What is required:
Copy out each line below that has the word "LaTeX" in it.

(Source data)
------------------------------------

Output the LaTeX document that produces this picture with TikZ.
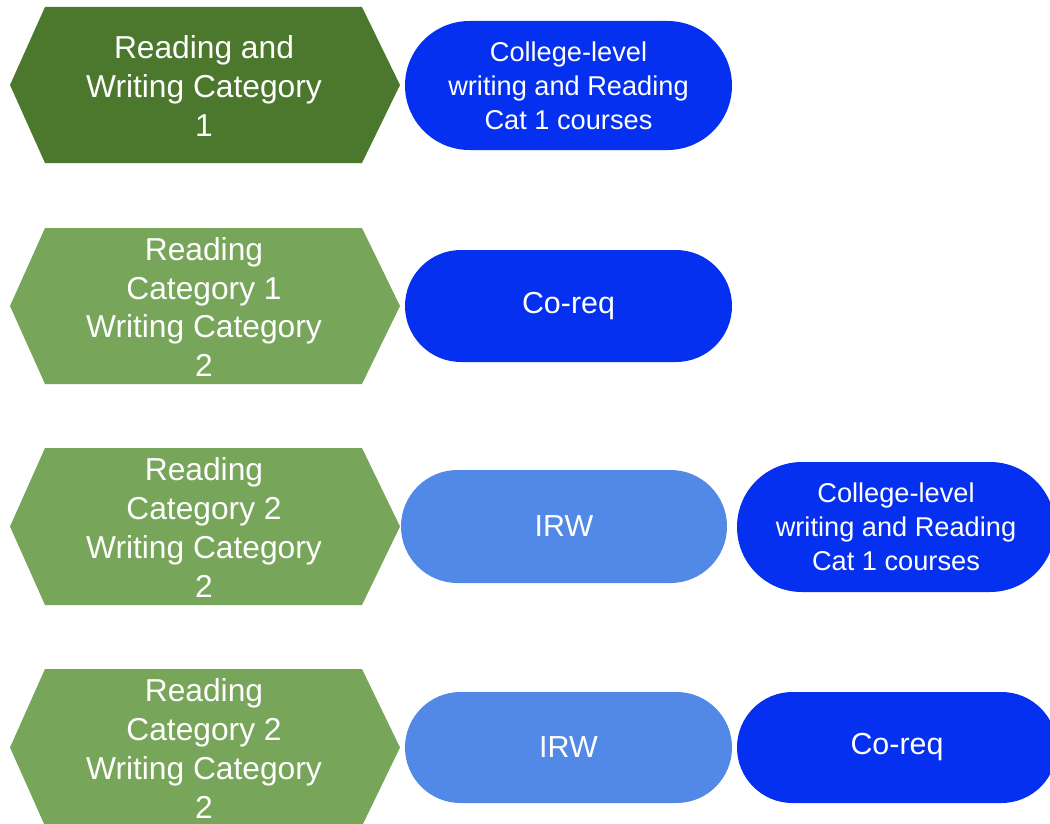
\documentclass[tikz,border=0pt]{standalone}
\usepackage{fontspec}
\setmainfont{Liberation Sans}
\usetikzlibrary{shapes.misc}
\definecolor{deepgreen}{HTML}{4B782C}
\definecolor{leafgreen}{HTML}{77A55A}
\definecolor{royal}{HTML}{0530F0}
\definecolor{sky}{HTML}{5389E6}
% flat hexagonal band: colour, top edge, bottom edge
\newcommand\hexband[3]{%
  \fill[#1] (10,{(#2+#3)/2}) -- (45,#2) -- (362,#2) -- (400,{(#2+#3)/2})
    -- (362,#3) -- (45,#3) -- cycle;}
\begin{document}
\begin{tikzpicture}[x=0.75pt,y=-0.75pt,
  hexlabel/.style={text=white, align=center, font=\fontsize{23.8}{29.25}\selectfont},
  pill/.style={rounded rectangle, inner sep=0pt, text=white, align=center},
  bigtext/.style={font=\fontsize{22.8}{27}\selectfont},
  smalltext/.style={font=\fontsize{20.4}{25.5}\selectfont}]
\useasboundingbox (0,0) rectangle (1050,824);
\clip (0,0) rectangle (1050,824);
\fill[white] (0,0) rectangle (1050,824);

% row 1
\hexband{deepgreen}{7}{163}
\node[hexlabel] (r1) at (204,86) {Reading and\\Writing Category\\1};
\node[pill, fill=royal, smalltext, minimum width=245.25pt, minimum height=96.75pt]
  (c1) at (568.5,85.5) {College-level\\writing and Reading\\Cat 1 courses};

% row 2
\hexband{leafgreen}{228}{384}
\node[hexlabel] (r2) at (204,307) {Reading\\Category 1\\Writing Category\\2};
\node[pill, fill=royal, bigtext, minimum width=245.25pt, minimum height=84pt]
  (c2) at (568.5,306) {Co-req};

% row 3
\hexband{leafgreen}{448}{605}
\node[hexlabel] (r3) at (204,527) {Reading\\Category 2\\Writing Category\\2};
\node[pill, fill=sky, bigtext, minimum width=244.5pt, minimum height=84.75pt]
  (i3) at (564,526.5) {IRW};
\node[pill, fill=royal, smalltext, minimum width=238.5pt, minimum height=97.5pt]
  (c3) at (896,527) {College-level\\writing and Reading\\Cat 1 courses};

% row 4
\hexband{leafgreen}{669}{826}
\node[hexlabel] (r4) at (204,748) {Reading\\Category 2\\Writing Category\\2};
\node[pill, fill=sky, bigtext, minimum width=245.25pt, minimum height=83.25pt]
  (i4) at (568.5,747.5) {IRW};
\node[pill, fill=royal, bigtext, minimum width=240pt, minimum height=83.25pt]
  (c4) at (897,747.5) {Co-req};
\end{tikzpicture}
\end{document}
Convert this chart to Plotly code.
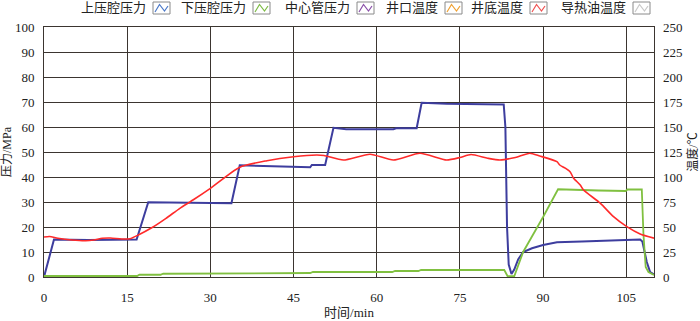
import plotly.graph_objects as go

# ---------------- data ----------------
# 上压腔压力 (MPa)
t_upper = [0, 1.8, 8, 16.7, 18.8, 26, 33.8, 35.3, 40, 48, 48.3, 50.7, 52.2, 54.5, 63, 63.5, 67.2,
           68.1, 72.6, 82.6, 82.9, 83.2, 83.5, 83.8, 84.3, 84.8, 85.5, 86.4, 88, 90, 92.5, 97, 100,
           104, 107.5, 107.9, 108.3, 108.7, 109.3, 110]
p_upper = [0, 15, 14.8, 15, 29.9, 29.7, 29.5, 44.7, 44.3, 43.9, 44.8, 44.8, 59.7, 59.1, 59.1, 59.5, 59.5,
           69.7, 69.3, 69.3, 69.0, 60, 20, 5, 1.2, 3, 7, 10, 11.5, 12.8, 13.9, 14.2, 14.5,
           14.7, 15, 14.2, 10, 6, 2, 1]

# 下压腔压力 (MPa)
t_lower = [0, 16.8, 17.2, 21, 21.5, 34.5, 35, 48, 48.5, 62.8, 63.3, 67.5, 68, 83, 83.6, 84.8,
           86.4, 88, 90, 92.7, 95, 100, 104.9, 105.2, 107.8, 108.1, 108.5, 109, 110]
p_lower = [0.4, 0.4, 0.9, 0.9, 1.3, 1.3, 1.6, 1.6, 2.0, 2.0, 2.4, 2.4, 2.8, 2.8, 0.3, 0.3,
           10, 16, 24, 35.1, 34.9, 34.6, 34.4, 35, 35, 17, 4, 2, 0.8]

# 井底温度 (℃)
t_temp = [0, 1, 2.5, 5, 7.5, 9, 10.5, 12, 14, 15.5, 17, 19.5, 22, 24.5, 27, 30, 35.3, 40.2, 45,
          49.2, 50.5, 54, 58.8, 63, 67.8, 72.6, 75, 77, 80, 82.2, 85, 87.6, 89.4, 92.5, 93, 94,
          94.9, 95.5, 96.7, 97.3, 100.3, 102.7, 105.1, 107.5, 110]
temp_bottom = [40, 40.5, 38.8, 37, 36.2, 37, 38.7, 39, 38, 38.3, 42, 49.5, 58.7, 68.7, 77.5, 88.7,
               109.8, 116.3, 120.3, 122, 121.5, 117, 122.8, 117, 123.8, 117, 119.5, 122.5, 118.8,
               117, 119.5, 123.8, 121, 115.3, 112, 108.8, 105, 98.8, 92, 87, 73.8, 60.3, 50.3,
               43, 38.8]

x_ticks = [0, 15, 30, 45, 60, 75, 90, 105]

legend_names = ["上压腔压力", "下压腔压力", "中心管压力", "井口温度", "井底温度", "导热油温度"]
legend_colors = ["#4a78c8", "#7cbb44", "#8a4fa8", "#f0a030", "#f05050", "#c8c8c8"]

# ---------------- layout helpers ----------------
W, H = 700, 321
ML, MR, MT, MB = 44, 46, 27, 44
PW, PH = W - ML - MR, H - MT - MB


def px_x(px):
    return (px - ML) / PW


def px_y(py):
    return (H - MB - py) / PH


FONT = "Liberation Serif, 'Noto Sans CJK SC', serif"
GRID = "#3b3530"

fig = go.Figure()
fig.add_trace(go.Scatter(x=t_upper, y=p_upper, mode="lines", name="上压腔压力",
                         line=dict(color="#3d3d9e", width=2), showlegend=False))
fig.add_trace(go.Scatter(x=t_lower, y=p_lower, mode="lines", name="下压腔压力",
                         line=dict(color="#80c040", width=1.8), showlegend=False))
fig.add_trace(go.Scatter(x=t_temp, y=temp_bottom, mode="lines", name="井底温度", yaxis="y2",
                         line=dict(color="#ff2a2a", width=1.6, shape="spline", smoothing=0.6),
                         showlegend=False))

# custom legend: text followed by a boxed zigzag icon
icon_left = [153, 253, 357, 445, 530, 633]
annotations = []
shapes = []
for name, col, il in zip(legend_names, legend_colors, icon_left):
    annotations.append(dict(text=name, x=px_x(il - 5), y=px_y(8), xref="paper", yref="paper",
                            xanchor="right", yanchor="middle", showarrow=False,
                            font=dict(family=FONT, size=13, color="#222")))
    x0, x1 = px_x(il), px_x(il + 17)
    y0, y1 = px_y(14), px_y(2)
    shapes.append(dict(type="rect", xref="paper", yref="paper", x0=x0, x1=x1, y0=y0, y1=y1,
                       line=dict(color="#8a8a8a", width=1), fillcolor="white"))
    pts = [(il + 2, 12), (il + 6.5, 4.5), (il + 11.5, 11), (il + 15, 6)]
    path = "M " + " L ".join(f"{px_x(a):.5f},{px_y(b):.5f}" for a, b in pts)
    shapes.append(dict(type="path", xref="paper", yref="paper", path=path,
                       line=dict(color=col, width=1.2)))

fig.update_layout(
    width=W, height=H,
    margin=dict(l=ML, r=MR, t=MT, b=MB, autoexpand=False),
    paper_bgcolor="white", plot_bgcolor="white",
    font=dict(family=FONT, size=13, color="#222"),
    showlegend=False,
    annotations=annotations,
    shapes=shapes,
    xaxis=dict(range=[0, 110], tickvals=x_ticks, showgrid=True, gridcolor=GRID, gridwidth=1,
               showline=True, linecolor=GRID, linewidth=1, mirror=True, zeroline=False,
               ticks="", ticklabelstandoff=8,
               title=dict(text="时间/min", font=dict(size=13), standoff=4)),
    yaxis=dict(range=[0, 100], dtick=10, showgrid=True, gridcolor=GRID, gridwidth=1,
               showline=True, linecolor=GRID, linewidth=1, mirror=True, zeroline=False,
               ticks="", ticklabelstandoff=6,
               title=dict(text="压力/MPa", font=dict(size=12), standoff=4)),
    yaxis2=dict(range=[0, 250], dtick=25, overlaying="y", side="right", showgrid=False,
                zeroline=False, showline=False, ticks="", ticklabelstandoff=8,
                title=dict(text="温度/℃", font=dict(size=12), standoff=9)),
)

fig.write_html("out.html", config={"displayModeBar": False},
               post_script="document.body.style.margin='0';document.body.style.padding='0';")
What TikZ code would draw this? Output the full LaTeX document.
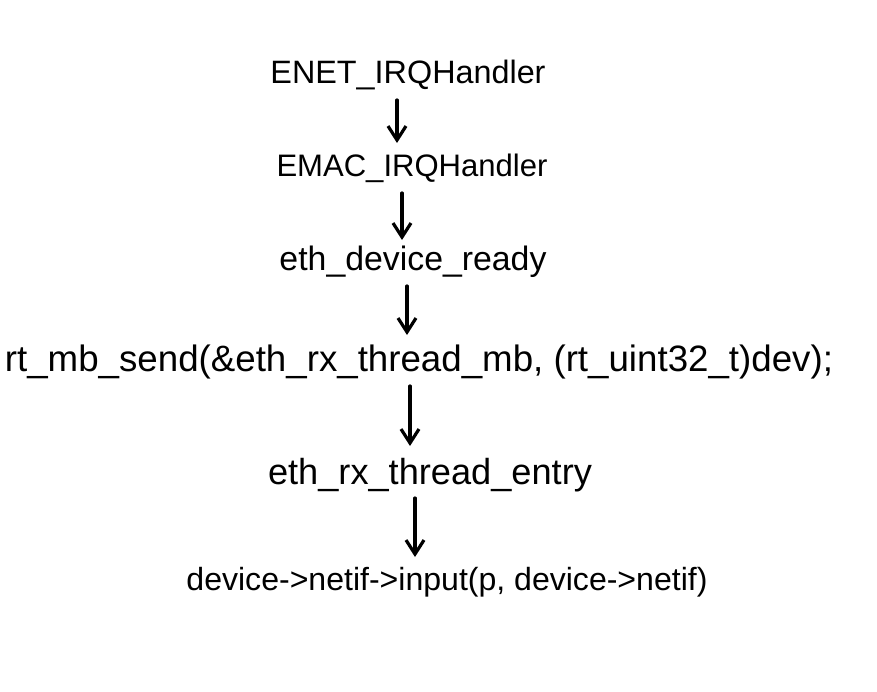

------------------------------------

Answer to this exercise:
Output the LaTeX document that produces this picture with TikZ.
What TikZ code would draw this? Output the full LaTeX document.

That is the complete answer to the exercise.